Do you have them in the US? They're native to Australia, and we even have some wild ones that visit our house.

There are some pics here:
http://en.wikipedia.org/wiki/Rainbow_Lorikeet

His name is Yogie, and he is 11 months old. Looking after him will be a challenge, but I'm very excited!


----------



## TAWhatley (Mar 6, 2001)

Lorikeets are lovely birds, but they have very specific diet requirements. Are you totally up to speed on how to care for this bird and what to feed? If not .. you better get started ASAP ..

Terry


----------



## warriec (Feb 2, 2007)

Lorikeets are available most parts of the world. they need a different doiet from pigeons so you better start doing a web search on care. In Sri lanka lots of people have parakeets and they keep them with minimun care.


----------



## TAWhatley (Mar 6, 2001)

*Lorikeets ..*

are totally different than pigeons and parakeets .. Lorikeets are nectar and fruit eaters .. http://www.birdhealth.com.au/bird/lorikeets/lorikeets.html

Terry


----------



## mr squeaks (Apr 14, 2005)

Sounds like you will have your work cut out for you, Cass! What you posted indicated that they have special dietary needs AND can be messy POOPERS...hope you are prepared.  

They ARE beautiful birds though and I wish you ALL THE BEST!  

HUGS

Shi


----------



## Cass (Feb 10, 2007)

I've spent hours and hours researching lorikeets! Thankfully the local pet shop supplies the lorikeet "wet mix" and "dry mix", which takes a lot of the hard work out of feeding. Of course, I'll have to also supplement his diet with greens and fruit. Though I was prepared for the difficult diet, I wasn't so prepared for the poop. They sound quite disgusting. 

On the weekend we're going to systematically go through the house and bird-proof it. I suddenly realised we'd need to cover up our chimney so Yogie doesn't escape.

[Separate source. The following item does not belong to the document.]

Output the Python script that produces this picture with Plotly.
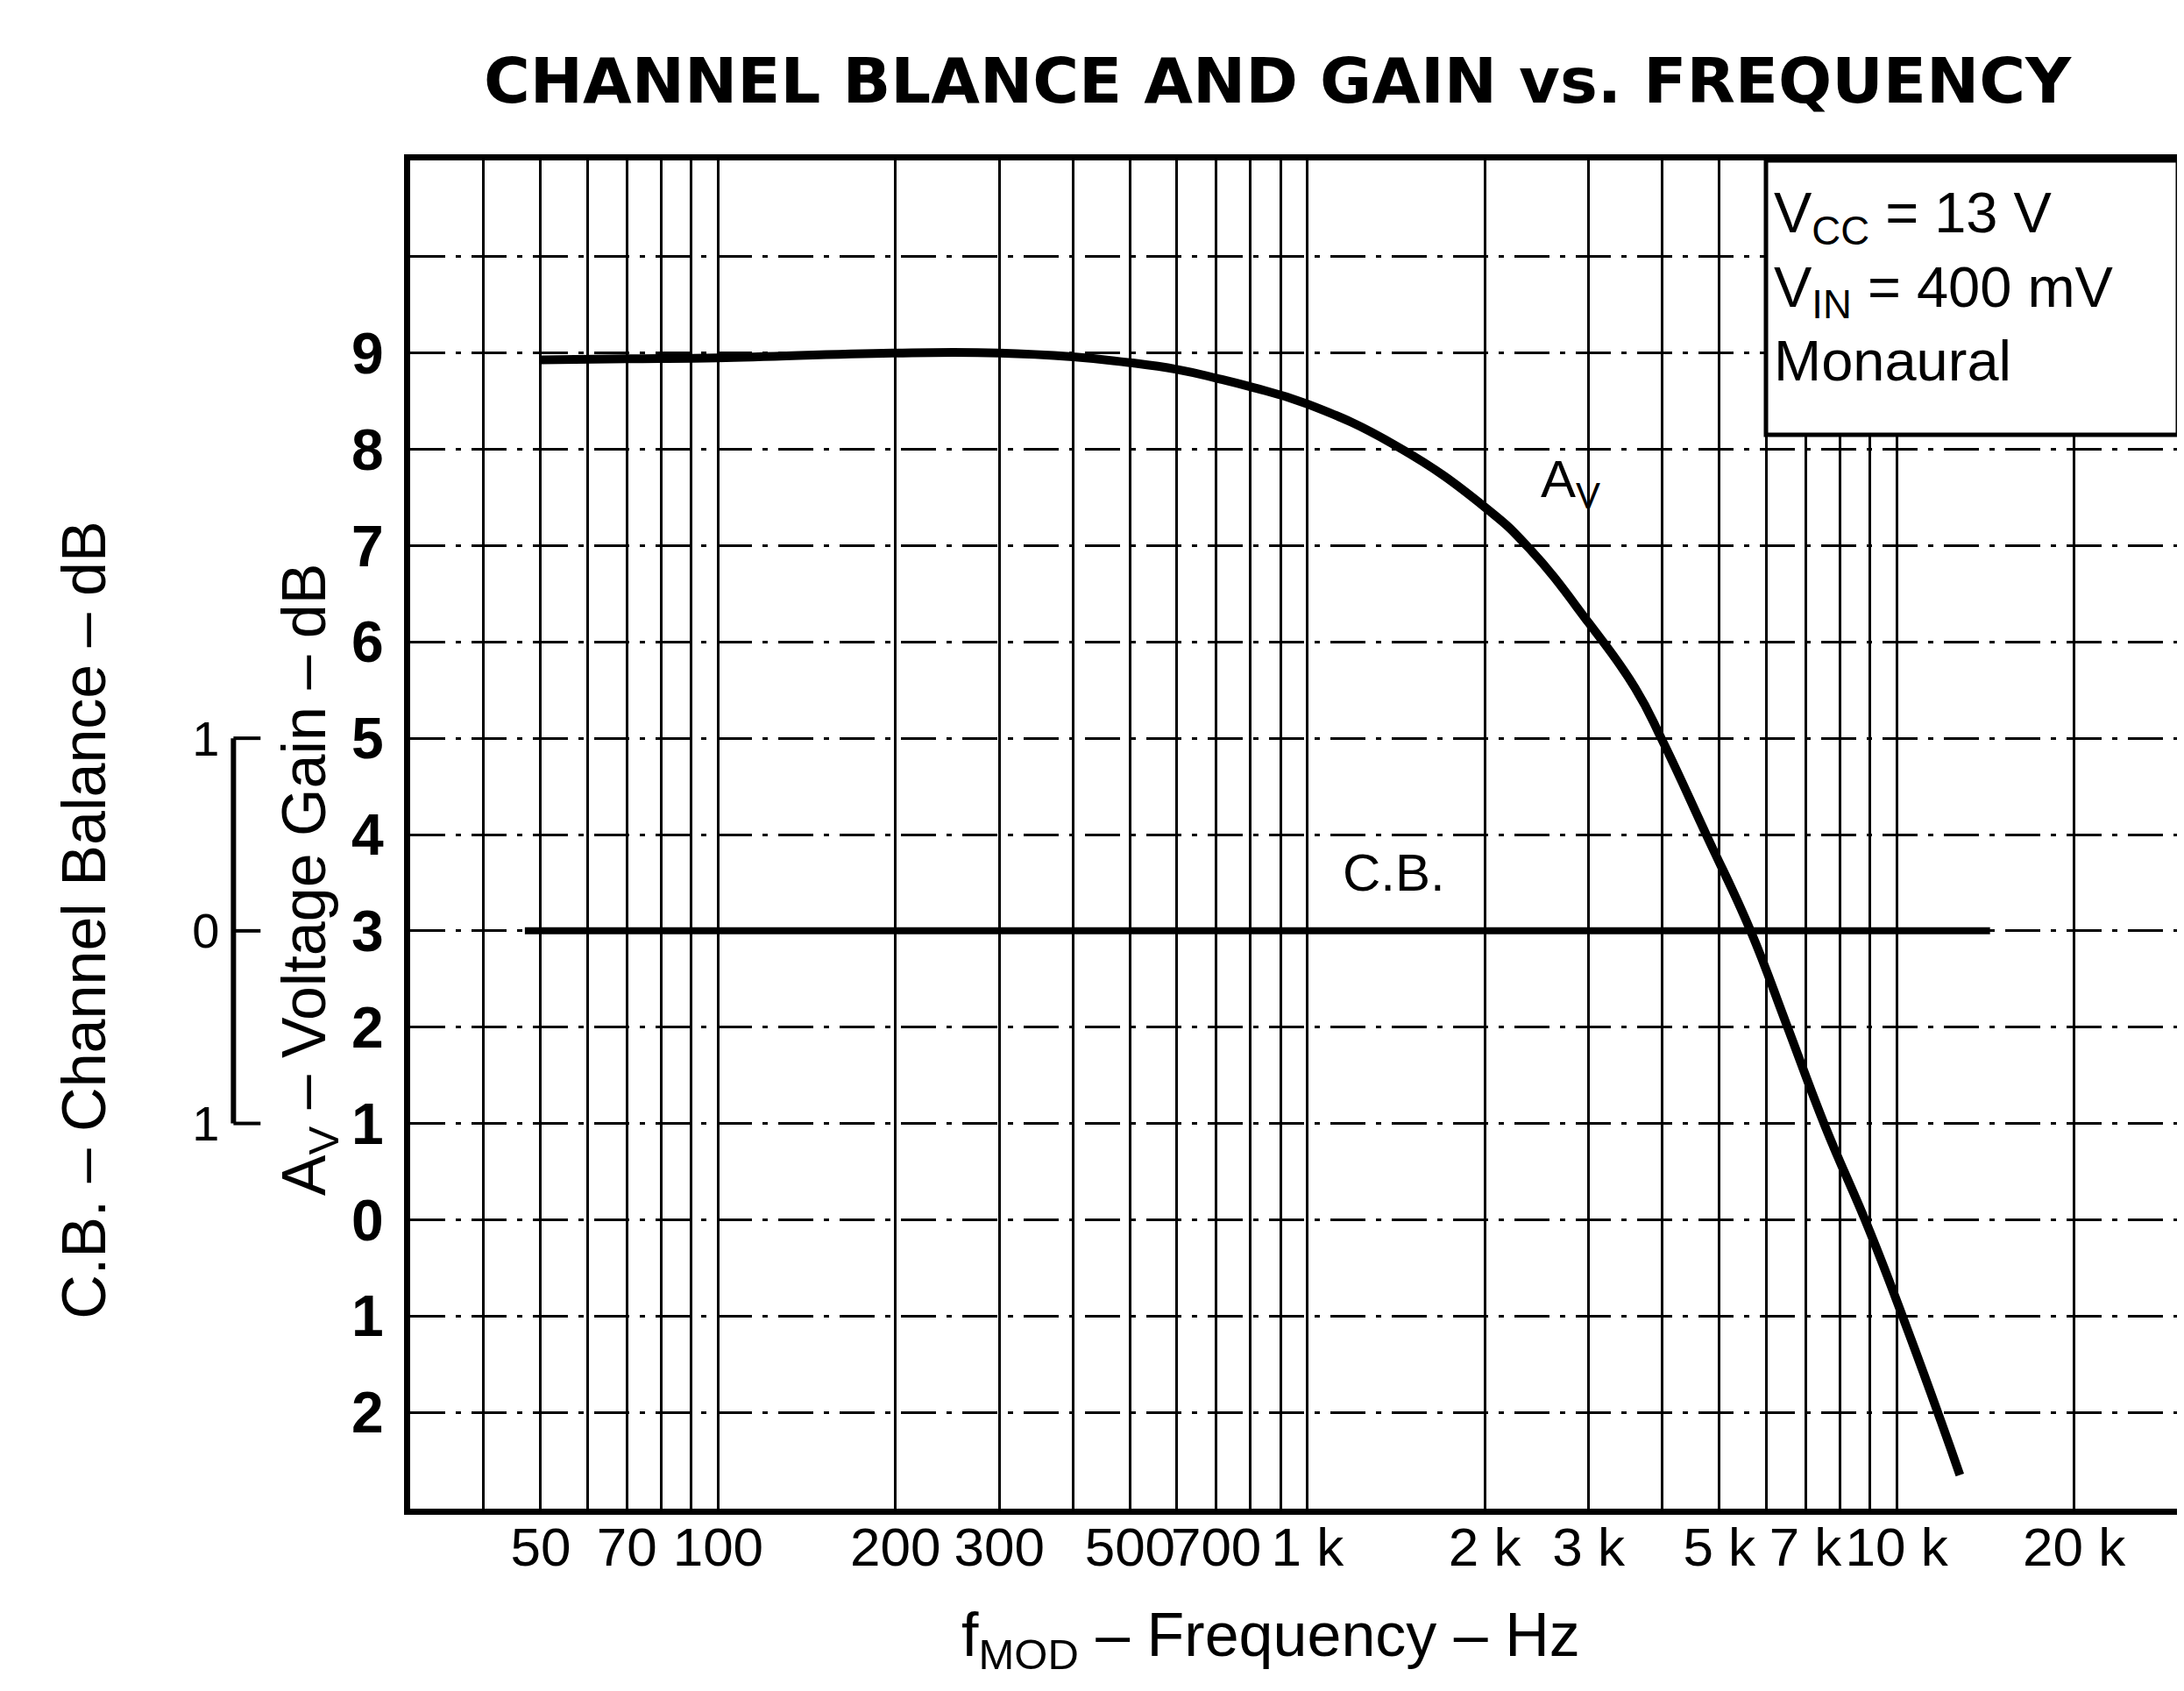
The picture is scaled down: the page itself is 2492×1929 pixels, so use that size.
import math
import plotly.graph_objects as go

# ---------------- data ----------------
# Voltage gain curve A_V (frequency in Hz, gain in dB)
freq_av = [50, 70, 100, 200, 300, 400, 500, 600, 700, 800, 1000, 1420,
           2000, 2380, 3000, 3600, 4000, 4750, 5650, 6500, 7550, 9000, 10400, 11900, 12800]
gain_av = [8.93, 8.94, 8.95, 9.0, 9.0, 8.96, 8.9, 8.83, 8.74, 8.65, 8.47, 8.03,
           7.40, 6.97, 6.2, 5.52, 4.98, 4.0, 3.0, 2.03, 0.98, -0.12, -1.12, -2.1, -2.65]

# Channel balance curve C.B. (frequency in Hz, balance in dB)
freq_cb = [47, 100, 1000, 10000, 14400]
cb_vals = [0.0, 0.0, 0.0, 0.0, 0.0]

# x grid / tick labels
grid_freqs = [40, 50, 60, 70, 80, 90, 100, 200, 300, 400, 500, 600, 700, 800, 900,
              1000, 2000, 3000, 4000, 5000, 6000, 7000, 8000, 9000, 10000, 20000]
grid_freq_labels = ["", "50", "", "70", "", "", "100", "200", "300", "", "500", "", "700", "", "",
                    "1 k", "2 k", "3 k", "", "5 k", "", "7 k", "", "", "10 k", "20 k"]

# y ticks (voltage gain)
gain_ticks = [10, 9, 8, 7, 6, 5, 4, 3, 2, 1, 0, -1, -2]
gain_tick_labels = ["", "9", "8", "7", "6", "5", "4", "3", "2", "1", "0", "1", "2"]

# channel-balance scale
cb_ticks = [1, 0, -1]
cb_tick_labels = ["1", "0", "1"]

# ---------------- layout geometry ----------------
W, H = 2492, 1929
ML, MR, MT, MB = 40, 8, 175, 216
PW = W - ML - MR
X0 = (461 - ML) / PW          # x-domain start (paper)

def px(xf):                      # full-image x -> paper x
    return (xf - ML) / PW

def py(yf):                      # full-image y -> paper y
    return (H - MB - yf) / (H - MT - MB)

FONT = "Liberation Sans, Arial, Helvetica, sans-serif"

fig = go.Figure()

fig.add_trace(go.Scatter(
    x=freq_av, y=gain_av, mode="lines",
    line=dict(color="black", width=10, shape="spline", smoothing=1.3),
    showlegend=False, hoverinfo="skip"))

fig.add_trace(go.Scatter(
    x=freq_cb, y=cb_vals, mode="lines", yaxis="y2",
    line=dict(color="black", width=8),
    showlegend=False, hoverinfo="skip"))

fig.update_layout(
    width=W, height=H,
    margin=dict(l=ML, r=MR, t=MT, b=MB),
    paper_bgcolor="white", plot_bgcolor="white",
    xaxis=dict(
        type="log", range=[math.log10(30), math.log10(30000)], domain=[X0, 1],
        tickmode="array", tickvals=grid_freqs, ticktext=grid_freq_labels,
        tickangle=0,
        showgrid=True, gridcolor="black", gridwidth=3,
        showline=True, linecolor="black", linewidth=7, mirror=True,
        ticks="", ticklabelstandoff=-16, zeroline=False,
        tickfont=dict(family=FONT, size=62, color="black"),
    ),
    yaxis=dict(
        range=[-3, 11], tickmode="array", tickvals=gain_ticks, ticktext=gain_tick_labels,
        showgrid=True, gridcolor="black", gridwidth=3, griddash="40px,12px,6px,12px",
        showline=True, linecolor="black", linewidth=7, mirror=True,
        ticks="", ticklabelstandoff=10, zeroline=False,
        tickfont=dict(family=FONT, size=66, color="black", weight="bold"),
    ),
    yaxis2=dict(
        overlaying="y", anchor="free", position=px(259), side="left",
        range=[(-3 - 3) / 2, (11 - 3) / 2],
        tickmode="array", tickvals=cb_ticks, ticktext=cb_tick_labels,
        showgrid=False, zeroline=False, showline=False, ticks="",
        ticklabelstandoff=16,
        tickfont=dict(family=FONT, size=56, color="black"),
    ),
)

# channel-balance bracket
shapes = [dict(type="line", xref="paper", yref="y2", x0=px(259), x1=px(259),
               y0=min(cb_ticks), y1=max(cb_ticks), line=dict(color="black", width=6))]
for v in cb_ticks:
    shapes.append(dict(type="line", xref="paper", yref="y2", x0=px(259), x1=px(290),
                       y0=v, y1=v, line=dict(color="black", width=4)))
# conditions box
shapes.append(dict(type="rect", xref="x", yref="y", x0=6000, x1=30000, y0=8.15, y1=11,
                   fillcolor="white", line=dict(color="black", width=5), layer="above"))
fig.update_layout(shapes=shapes)

ann = []
ann.append(dict(text="CHANNEL BLANCE AND GAIN vs. FREQUENCY", xref="paper", yref="paper",
                x=px(1454), y=py(84), xanchor="center", yanchor="middle", showarrow=False,
                font=dict(family="DejaVu Sans, sans-serif", size=72, color="black",
                          weight="bold")))
ann.append(dict(text="f<sub>MOD</sub> – Frequency – Hz", xref="paper", yref="paper",
                x=px(1446), y=py(1862), xanchor="center", yanchor="middle", showarrow=False,
                font=dict(family=FONT, size=70, color="black")))
ann.append(dict(text="A<sub>V</sub> – Voltage Gain – dB", xref="paper", yref="paper",
                x=px(345), y=py(995), xanchor="center", yanchor="middle",
                textangle=-90, showarrow=False,
                font=dict(family=FONT, size=70, color="black")))
ann.append(dict(text="C.B. – Channel Balance – dB", xref="paper", yref="paper",
                x=px(88), y=py(1041), xanchor="center", yanchor="middle",
                textangle=-90, showarrow=False,
                font=dict(family=FONT, size=70, color="black")))
ann.append(dict(text="A<sub>V</sub>", xref="x", yref="y",
                x=math.log10(2800), y=7.65, showarrow=False,
                font=dict(family=FONT, size=60, color="black")))
ann.append(dict(text="C.B.", xref="x", yref="y",
                x=math.log10(1400), y=3.6, showarrow=False,
                font=dict(family=FONT, size=60, color="black")))
ann.append(dict(text="V<sub>CC</sub> = 13 V<br>V<sub>IN</sub> = 400 mV<br>Monaural",
                xref="paper", yref="paper", x=px(2020), y=py(196),
                xanchor="left", yanchor="top", align="left", showarrow=False,
                font=dict(family=FONT, size=65, color="black")))
fig.update_layout(annotations=ann)

fig.write_html("out.html")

We'll buy a sheet of perspex and bolt it over the opening so we can always see that it's safe.

Even though it's going to be tough work at first, I really am excited about getting him! 11 days to go.


----------



## theAussie (Jun 3, 2007)

G'day from Australia

My most special bird was a Lory - though somehow I have ended up with 8 starlings and a Blackbird. I still cry over 'Larry' - who was my rainbow Lory and my shoulder bird for 7 years. I have raised Scaley breasted Lorys, Red Collared and Rainbows (mostly). Larry could say over 60 phrases and we performed for schools, old folks homes, on radio even (yep I was a radio announcer and she sometimes came on air with me). 

It's been many years now since I had a young one, but if I can help, please let me know. 

THE POO CAN BE SHOT OUT FOR MANY FEET OUTSIDE A CAGE - BE PREPARED lol! Wet mix in - MEANS WET MIX OUT. They are a lot of clean up maitenence and some of the 7 I had were just not suited to being pet shoulder birds and 2 were returned to Aviarys where they were happier. 

this was my very special Larry - missed so much.


















I wish you all the very best with your Lory and if I can help I certainly will try. I will have to shake the head a bit and try and remember back - it's all been starlings for the last few years

love and light
Susan Macauley - Tasmania Australia
Australian Children's Author
PS - Larry is still living on in my latest children's book!


----------



## Cass (Feb 10, 2007)

Thanks for your kind offer  What I'm wondering most about is their diet. I've read that they're predisposed to haemochromatosis, so that rules out anything with a high iron content. So why did the local avian vet (and many breeders) recommend silverbeet? It's very high in iron! There's just so much conflicting information.


----------



## theAussie (Jun 3, 2007)

I'm so sorry, I am really ill, been in bed for 3 days with a massive migraine and now cannot move my neck, am going back to bed for the 4th day now, I will try and write asap re diet and things you should ask


----------



## Cass (Feb 10, 2007)

theAussie said:


> I'm so sorry, I am really ill, been in bed for 3 days with a massive migraine and now cannot move my neck, am going back to bed for the 4th day now, I will try and write asap re diet and things you should ask


Gosh I hope you don't feel too sick  Don't worry there's no rush. Have a good rest!


----------



## theAussie (Jun 3, 2007)

I am sooooooooooooooo sorry that it has taken me so long to get back to this thread. I was very ill and bedbound for a while and then my eldest stepdaughter decided she would like to come and live with us (hooray!!!) - I hae 4 stepkids and I adore them all but they live far away, interstate and so it meant the house had to be rearranged for a bedroom set up for her etc.

Have you got your new baby? I will certainly try and help you if I can. Let me know how you are going and if you have any yet unanswered questions.

love and light
Susan Macauley - Tasmania Australia - (who raised 7 lovely lory's in my time)


----------